There appears to be another internal communication channel that can be made available called the “Domain Service Processor Communication Protocol” (or DSCP) – which can give you the IP Address of the service processor, to access from a Physical Domain.

With DSCP, console to a local service processor can be conveniently made available from the OS.
 

Configuring the Service Processor

The Service Processor can be attached to from a Serial Console using 9600 baud, 8 bits, no stop bit.

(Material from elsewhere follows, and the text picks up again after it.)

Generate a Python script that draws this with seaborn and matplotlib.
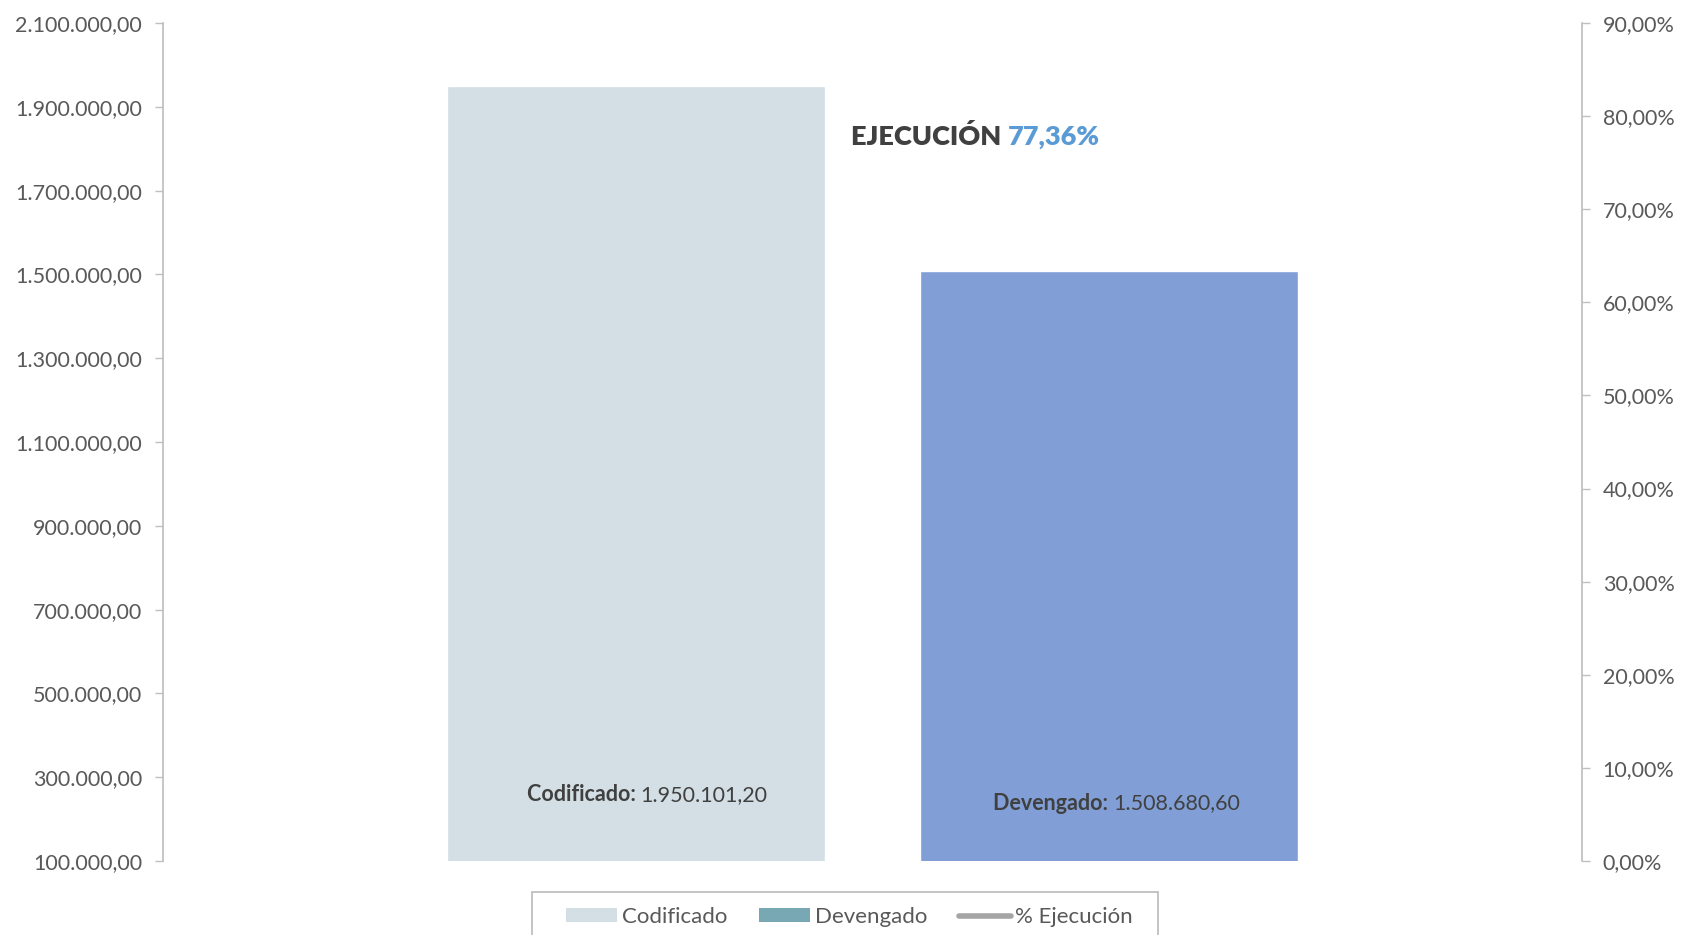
import matplotlib
matplotlib.use("Agg")
import matplotlib.pyplot as plt
import matplotlib.ticker as mticker
from matplotlib.patches import Patch, Rectangle
from matplotlib.lines import Line2D
import seaborn as sns

# data
categorias = ["Codificado", "Devengado"]
montos = [1950101.20, 1508680.60]
etiquetas = ["1.950.101,20", "1.508.680,60"]
ejecucion_txt = "77,36%"
colores_barras = ["#D3DFE4", "#819FD6"]
colores_leyenda = ["#D3DFE4", "#78A8B4", "#A5A5A5"]
leyenda = ["Codificado", "Devengado", "% Ejecución"]


def fmt_monto(v, pos=None):
    s = f"{v:,.2f}"
    return s.replace(",", "X").replace(".", ",").replace("X", ".")


def fmt_pct(v, pos=None):
    return f"{v * 100:.2f}%".replace(".", ",")


sns.set_theme(style="white")
plt.rcParams["font.family"] = ["Lato", "DejaVu Sans"]

fig = plt.figure(figsize=(16.82, 9.35), dpi=100)
ax = fig.add_axes([0.0969, 0.0791, 0.8436, 0.8963])

sns.barplot(x=categorias, y=montos, hue=categorias, palette=colores_barras,
            legend=False, width=0.8, saturation=1, ax=ax)
ax.set_xlim(-1, 2)
ax.set_ylim(100000, 2100000)
ax.yaxis.set_major_locator(mticker.MultipleLocator(200000, offset=100000))
ax.yaxis.set_major_formatter(mticker.FuncFormatter(fmt_monto))
ax.set_xticks([])
ax.set_xlabel("")
ax.set_ylabel("")

ax2 = ax.twinx()
ax2.set_ylim(0, 0.9)
ax2.yaxis.set_major_locator(mticker.MultipleLocator(0.1))
ax2.yaxis.set_major_formatter(mticker.FuncFormatter(fmt_pct))

for a in (ax, ax2):
    for s in ("top", "bottom"):
        a.spines[s].set_visible(False)
    a.spines["left"].set_color("#BFBFBF")
    a.spines["right"].set_color("#BFBFBF")
    a.tick_params(axis="y", length=6, width=1, color="#BFBFBF", pad=9,
                  labelsize=15.5, labelcolor="#595959", direction="out")
ax.spines["right"].set_visible(False)
ax2.spines["left"].set_visible(False)
ax.tick_params(axis="y", left=True)
ax2.tick_params(axis="y", right=True)

# etiquetas dentro de las barras
label_y = [258000, 238000]
for i, (cat, txt) in enumerate(zip(categorias, etiquetas)):
    ax.annotate(cat + ": ", xy=(i + 0.01, label_y[i]), ha="right", va="center",
                fontsize=15.5, fontweight="bold", color="#404040")
    ax.annotate(txt, xy=(i + 0.01, label_y[i]), ha="left", va="center",
                fontsize=15.5, color="#404040")

# titulo
t1 = ax.text(0.485, 0.865, "EJECUCIÓN ", transform=ax.transAxes,
             fontsize=19.5, fontweight="heavy", color="#404040",
             ha="left", va="center")
ax.annotate(ejecucion_txt, xy=(1, 0), xycoords=t1, ha="left", va="bottom",
            fontsize=19.5, fontweight="heavy", color="#5B9BD5")

# leyenda (el marco queda cortado por el borde inferior, como en el original)
handles = [
    Patch(facecolor=colores_leyenda[0], edgecolor="none"),
    Patch(facecolor=colores_leyenda[1], edgecolor="none"),
    Line2D([0], [0], color=colores_leyenda[2], lw=4, solid_capstyle="round"),
]
fig.legend(handles, leyenda, loc="center", bbox_to_anchor=(0.505, 0.019),
           ncol=3, frameon=False, fontsize=16, handlelength=2.3,
           handleheight=0.6, handletextpad=0.2, columnspacing=1.45,
           borderpad=0, borderaxespad=0, labelcolor="#595959")
fig.patches.append(Rectangle((532 / 1682, -0.05), (1158 - 532) / 1682,
                             (935 - 892) / 935 + 0.05,
                             transform=fig.transFigure, fill=False,
                             edgecolor="#BFBFBF", linewidth=1.3))

fig.savefig("out.png", dpi=100)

The Service Processor can also be attached via a TCP/IP network cable. An article on configuring a network connection on the M4000/M5000 SP is as follows:
  • http://xteams.oit.ncsu.edu/iso/m_xscf

The Service Processor can provide access through Web or CLI. The CLI is called XSCF.

 

XSCF Reference Guides

The Extended System Control Facility (XSCF) is fairly user friendly.
The Extended System Control Facility (XSCF) has various guides available and can get quite extensive.
The XSCF on the SPARC Enterprise Serverscan be accessible over an internal communication channel.

DSCP Usage

The "Domain Service Processor Communication Protocol" (or DSCP) has been around for quite some time, dating back to older large SPARC systems prior the M-Series. DSCP allows for the use of TCP/IP over an internal communications channel, without the requirement of physical LAN cables.
 An example page on configuring the DSCP.

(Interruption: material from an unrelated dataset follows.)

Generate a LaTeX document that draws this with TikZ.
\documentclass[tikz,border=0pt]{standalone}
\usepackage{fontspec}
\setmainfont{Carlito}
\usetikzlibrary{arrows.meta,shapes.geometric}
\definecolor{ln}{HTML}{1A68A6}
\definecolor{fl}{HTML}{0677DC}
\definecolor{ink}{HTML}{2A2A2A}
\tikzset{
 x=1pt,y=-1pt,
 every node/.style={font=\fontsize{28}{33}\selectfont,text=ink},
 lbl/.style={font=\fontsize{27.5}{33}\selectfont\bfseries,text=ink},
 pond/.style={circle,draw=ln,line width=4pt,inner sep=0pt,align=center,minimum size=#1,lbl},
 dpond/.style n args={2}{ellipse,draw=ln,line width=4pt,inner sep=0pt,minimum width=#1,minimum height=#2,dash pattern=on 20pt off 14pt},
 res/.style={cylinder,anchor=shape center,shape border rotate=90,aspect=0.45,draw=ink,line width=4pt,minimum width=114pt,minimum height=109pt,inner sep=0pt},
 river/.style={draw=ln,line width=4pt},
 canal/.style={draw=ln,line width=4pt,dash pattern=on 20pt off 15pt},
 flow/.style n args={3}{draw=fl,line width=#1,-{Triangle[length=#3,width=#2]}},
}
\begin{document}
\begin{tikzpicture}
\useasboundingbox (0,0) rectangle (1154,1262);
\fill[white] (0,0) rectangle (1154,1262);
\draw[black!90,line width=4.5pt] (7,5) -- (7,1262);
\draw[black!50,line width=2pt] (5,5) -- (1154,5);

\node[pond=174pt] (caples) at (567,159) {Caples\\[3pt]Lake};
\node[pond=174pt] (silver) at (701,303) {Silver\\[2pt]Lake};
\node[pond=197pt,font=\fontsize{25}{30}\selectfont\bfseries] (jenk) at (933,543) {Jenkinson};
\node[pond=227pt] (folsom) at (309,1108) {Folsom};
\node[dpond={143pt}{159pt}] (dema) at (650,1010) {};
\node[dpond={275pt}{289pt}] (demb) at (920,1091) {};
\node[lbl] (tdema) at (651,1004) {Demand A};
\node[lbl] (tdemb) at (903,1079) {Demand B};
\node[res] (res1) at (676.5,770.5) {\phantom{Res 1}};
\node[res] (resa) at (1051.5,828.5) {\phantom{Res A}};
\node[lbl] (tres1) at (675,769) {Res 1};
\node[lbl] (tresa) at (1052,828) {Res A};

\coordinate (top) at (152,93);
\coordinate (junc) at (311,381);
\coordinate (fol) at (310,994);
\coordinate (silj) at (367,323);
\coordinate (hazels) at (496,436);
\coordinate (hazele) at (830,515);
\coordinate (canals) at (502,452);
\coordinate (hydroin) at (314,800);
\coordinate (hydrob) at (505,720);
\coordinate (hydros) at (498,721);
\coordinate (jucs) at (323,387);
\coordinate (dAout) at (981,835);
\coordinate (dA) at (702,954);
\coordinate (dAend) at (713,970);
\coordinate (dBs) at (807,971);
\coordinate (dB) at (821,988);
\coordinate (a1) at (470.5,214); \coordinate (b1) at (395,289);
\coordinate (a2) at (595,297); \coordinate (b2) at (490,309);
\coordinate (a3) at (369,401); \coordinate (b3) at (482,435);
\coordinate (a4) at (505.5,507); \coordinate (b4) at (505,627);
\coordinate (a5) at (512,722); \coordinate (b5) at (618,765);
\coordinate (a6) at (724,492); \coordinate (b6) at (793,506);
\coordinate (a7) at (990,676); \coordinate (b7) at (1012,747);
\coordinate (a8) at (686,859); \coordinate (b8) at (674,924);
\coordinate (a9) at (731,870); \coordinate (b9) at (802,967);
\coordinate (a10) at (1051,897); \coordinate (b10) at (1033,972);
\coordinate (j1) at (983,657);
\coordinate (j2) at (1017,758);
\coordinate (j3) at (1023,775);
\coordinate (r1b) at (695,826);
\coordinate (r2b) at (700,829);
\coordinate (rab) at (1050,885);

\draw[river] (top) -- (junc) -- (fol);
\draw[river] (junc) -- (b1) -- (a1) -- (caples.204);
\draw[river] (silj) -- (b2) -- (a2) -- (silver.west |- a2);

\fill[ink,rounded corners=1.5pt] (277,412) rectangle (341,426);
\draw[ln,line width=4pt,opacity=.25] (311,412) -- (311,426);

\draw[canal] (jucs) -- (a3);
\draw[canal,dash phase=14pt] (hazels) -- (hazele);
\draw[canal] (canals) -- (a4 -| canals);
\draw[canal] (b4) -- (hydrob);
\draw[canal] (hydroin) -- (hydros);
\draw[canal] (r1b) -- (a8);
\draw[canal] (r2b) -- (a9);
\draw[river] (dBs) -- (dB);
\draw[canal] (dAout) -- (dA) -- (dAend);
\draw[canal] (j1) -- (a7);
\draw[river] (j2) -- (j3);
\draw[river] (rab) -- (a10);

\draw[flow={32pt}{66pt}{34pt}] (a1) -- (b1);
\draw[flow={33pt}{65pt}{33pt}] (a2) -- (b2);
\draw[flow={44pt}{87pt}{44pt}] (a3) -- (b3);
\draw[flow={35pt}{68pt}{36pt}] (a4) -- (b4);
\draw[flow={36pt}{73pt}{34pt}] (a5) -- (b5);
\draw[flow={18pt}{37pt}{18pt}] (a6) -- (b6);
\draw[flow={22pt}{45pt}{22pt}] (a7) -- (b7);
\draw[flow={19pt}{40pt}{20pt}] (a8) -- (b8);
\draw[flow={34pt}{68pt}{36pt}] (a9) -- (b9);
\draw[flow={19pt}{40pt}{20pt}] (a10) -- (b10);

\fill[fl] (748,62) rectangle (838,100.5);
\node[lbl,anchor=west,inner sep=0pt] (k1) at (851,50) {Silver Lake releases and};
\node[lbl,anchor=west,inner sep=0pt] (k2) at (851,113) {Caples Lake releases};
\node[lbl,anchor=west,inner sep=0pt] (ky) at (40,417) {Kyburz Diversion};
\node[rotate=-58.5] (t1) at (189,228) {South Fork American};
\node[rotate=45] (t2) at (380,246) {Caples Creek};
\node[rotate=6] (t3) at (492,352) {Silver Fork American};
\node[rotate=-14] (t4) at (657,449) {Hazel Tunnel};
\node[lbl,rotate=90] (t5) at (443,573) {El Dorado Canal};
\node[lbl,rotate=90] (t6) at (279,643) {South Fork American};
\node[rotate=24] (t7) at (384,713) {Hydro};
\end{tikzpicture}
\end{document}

There are multiple ways to configure the IP Addresses for the DSCP.
If the DSCP is changed, it will require a reboot of the Service Processor and Domain.
That was more than enough information to start configuration.

Configuring DSCP

The DSCP is not configured on this platform:
sun9999/root# /usr/platform/SUNW,SPARC-Enterprise/sbin/prtdscp            
ERROR: SP Address lookup failed. Aborting.                                 

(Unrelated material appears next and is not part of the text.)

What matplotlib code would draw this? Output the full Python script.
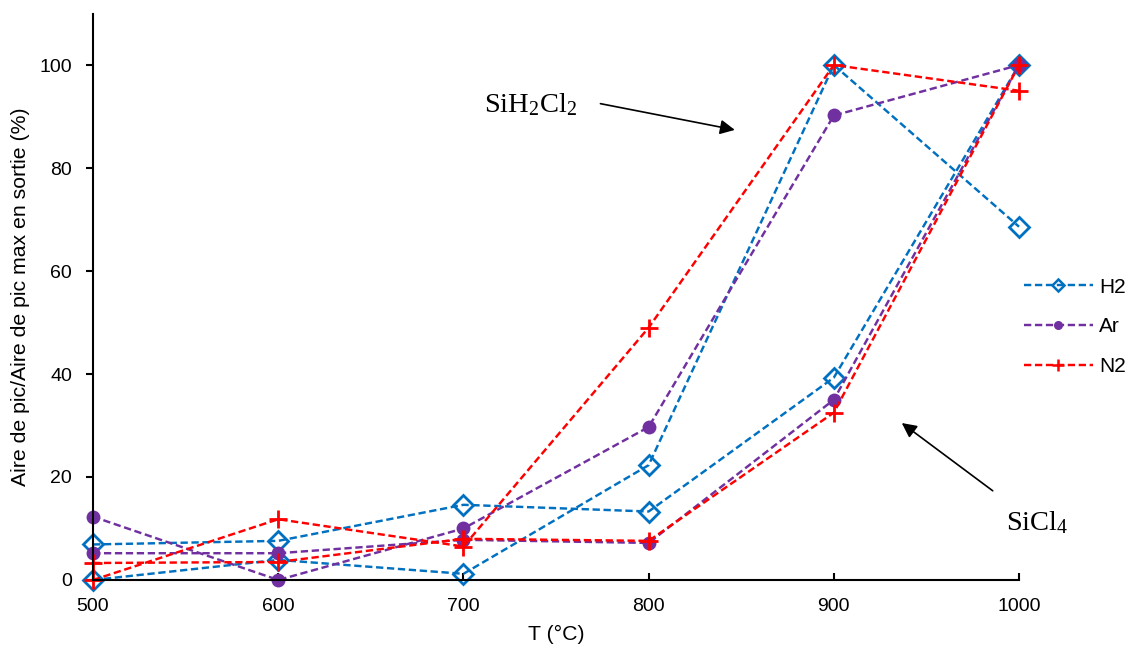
import matplotlib
matplotlib.use("Agg")
import matplotlib.pyplot as plt
from matplotlib.lines import Line2D

plt.rcParams['font.family'] = ['Liberation Sans', 'DejaVu Sans']
plt.rcParams['mathtext.fontset'] = 'custom'
plt.rcParams['mathtext.rm'] = 'Liberation Serif'
plt.rcParams['mathtext.it'] = 'Liberation Serif:italic'

# Temperatures (°C)
temps = [500, 600, 700, 800, 900, 1000]

# SiH2Cl2 curves
h2_sih2cl2 = [0, 3.9, 1.2, 22.3, 100, 68.6]
ar_sih2cl2 = [12.3, 0, 10.0, 29.7, 90.2, 100]
n2_sih2cl2 = [0, 11.8, 6.5, 49.0, 100, 95.0]

# SiCl4 curves
h2_sicl4 = [6.9, 7.6, 14.6, 13.3, 39.3, 100]
ar_sicl4 = [5.2, 5.2, 7.8, 7.2, 35.0, 100]
n2_sicl4 = [3.3, 3.5, 8.0, 7.6, 32.5, 100]

gases = ['H2', 'Ar', 'N2']
colors = {'H2': '#0070C0', 'Ar': '#7030A0', 'N2': '#FF0000'}
series = {'H2': (h2_sih2cl2, h2_sicl4),
          'Ar': (ar_sih2cl2, ar_sicl4),
          'N2': (n2_sih2cl2, n2_sicl4)}
markers = {'H2': dict(marker='D', markersize=10, markerfacecolor='none',
                      markeredgewidth=2),
           'Ar': dict(marker='o', markersize=10, markeredgewidth=0),
           'N2': dict(marker='+', markersize=13, markeredgewidth=2)}

fig = plt.figure(figsize=(11.29, 6.5), dpi=100)
ax = fig.add_axes([0.0824, 0.1077, 0.8202, 0.8715])

for gas in gases:
    for vals in series[gas]:
        ax.plot(temps, vals, color=colors[gas], linestyle='--',
                dashes=(3, 1.5), linewidth=1.75, clip_on=False,
                markeredgecolor=colors[gas], **markers[gas])

ax.set_xlim(500, 1000)
ax.set_ylim(0, 110)
ax.set_xticks(temps)
ax.set_yticks([0, 20, 40, 60, 80, 100])
ax.spines['top'].set_visible(False)
ax.spines['right'].set_visible(False)
for s in ['left', 'bottom']:
    ax.spines[s].set_linewidth(1.5)
ax.tick_params(axis='x', direction='in', length=5, width=1.5, labelsize=14, pad=13)
ax.tick_params(axis='y', direction='out', length=5, width=1.5, labelsize=14, pad=10)

ax.set_xlabel('T (°C)', fontsize=15.3, labelpad=7)
ax.set_ylabel('Aire de pic/Aire de pic max en sortie (%)', fontsize=15.3, labelpad=7)

# annotations
ax.text(711, 92.3, r'SiH$_2$Cl$_2$', fontsize=20.5, family='Liberation Serif',
        va='center', ha='left')
ax.annotate('', xy=(848, 87.3), xytext=(772.5, 92.6),
            arrowprops=dict(arrowstyle='-|>', color='black', lw=1.2,
                            mutation_scale=22))
ax.text(993, 11.2, r'SiCl$_4$', fontsize=20.5, family='Liberation Serif',
        va='center', ha='left', clip_on=False)
ax.annotate('', xy=(935.5, 30.8), xytext=(987, 17.0),
            arrowprops=dict(arrowstyle='-|>', color='black', lw=1.2,
                            mutation_scale=22), annotation_clip=False)

handles = [Line2D([], [], color=colors[g], linestyle='--', dashes=(3, 1.5),
                  linewidth=1.75, marker=markers[g]['marker'],
                  markersize=markers[g]['markersize'] * 0.65,
                  markerfacecolor='none' if g == 'H2' else colors[g],
                  markeredgecolor=colors[g],
                  markeredgewidth=1.8 if g != 'Ar' else 0)
           for g in gases]
fig.legend(handles, gases, loc='center left', bbox_to_anchor=(0.907, 0.497),
           frameon=False, fontsize=15, handlelength=3.3, labelspacing=1.0,
           handletextpad=0.3, borderpad=0, borderaxespad=0)

fig.savefig('out.png', dpi=100)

To configure an M4000 with 2x domains, use some private, non-routable ip addresses:
XSCF> setdscp -i 10.0.0.0 -m 255.255.255.0                                 
Commit these changes to the database? [y|n] : y                            
                                                                           
XSCF> showdscp                                                         
DSCP Configuration:                                                    
Network: 10.0.0.0                                                      
Netmask: 255.255.255.0                                                 
Location     Address                                                   
----------   ---------                                                 
XSCF         10.0.0.1                                                  
Domain #00   10.0.0.2                                                  
Domain #01   10.0.0.3                                                  

To Enable:
  • The Service Processor may require a reboot (see Fujitsu Reference Guide page 173.)
  • The Physical Domains may require a reboot, in order to communicate with the SP.
 They should be ready to communicate.

Communicating with the Service Processor

Once this is done, you may be able to “reach in & out” of the service processor using TCP/IP… to list the addresses:
sun9999/root# /usr/platform/`uname -i`/sbin/prtdscp                        
Domain Address:      10.0.0.2                                              
SP Address:          10.0.0.1                                              

After this configuration is done, you should be able to get into the XSCF from Solaris:
sun9999/root # ssh `prtdscp -s`                                            
or
sun9999/root # telnet `prtdscp -s`                                         

From there, you may be able to log into XSCF from the sun9999 Solaris OS, get the flash image using FTPD hosted on sun9999.
XSCF> ping 10.0.0.2                                                       
XSCF> getflashimage -u root ftp://10.0.0.2/home/sm250241/FFXCP1113.tar.gz 

This procedure above was not tested in a lab, just researched for someone in need.